You can use the Joomla system for websites of all sizes. Joomla sets no limitation to the type op website either. You can build and power everything from e-commerce sites, magazines and blog sites to booking sites and governmental applications.
In the official Joomla! Extension Directory you can find more than thousands of ad-ons free of charge that will improve your work.
When Mambo forked into Joomla!
20 years ago, in 2000, an Australian company named Miro (which is defunct today) developed a proprietary Content Management System called Mambo to which the public was allowed access a year later.
At first, things went slow but a year or so later, Mambo’s popularity began to increase.
In 2005, however, the story takes a turn. Disagreement arose within the board of the Mambo Foundation. The dispute concerned a copywrite issue. As a result, a team of developers and engineers developed a new system based on the Mambo open source code, and that became the code fork Joomla!. The Mambo Foundation Open Source developers also started their own foundation called Open Source Matters.

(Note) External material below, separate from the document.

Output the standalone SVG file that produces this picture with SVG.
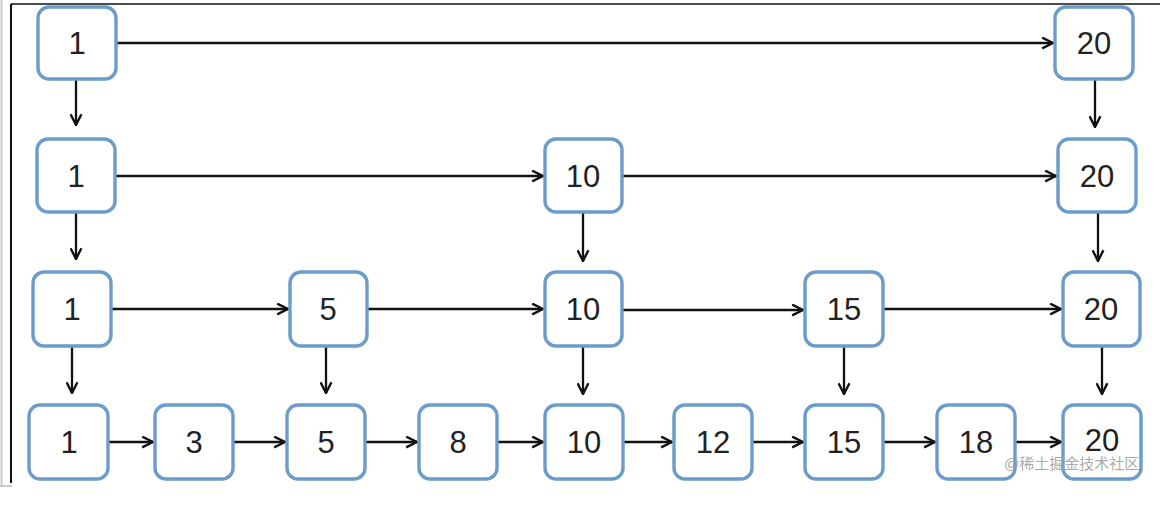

In a 2010 interview with Computerworld, Joomla project leader Andrew Eddie explains that Miro wanted the system to be commercial. Initially Mambo was supposed to be an open source system, and when it gained popularity, they would roll back the open source version and charge money for access.
Eventually the system did become popular. In the interview, Eddie, who was then a part of the Mambo developer team, goes on to explain that Australia-based company Miro simply didn’t understand the workings of open source and its community. Miro wanted to run Mambo in a way that just ran counter to the wishes of the open source community.
So, a split between Mambo and Joomla was inevitable. And within a year, the size of the Joomla! community had surpassed that of the Mambo community.
Version 1.0 Joomla officially marked the birth of Joomla! in September of 2005
Three years later, Joomla announced the first big revision, version 1.5. With this new version full of new features and powers, Joomla became an international content management system with a brand-new API.
Why the name Joomla?
The name Joomla is the result of several community suggestions.
The word Joomla is a reinvention of the Swahili word ‘Jumla’, which means all together. The open source theme and the roots of the name can be seen in the logo where 4 Js in different colors are interlinked to symbolize community.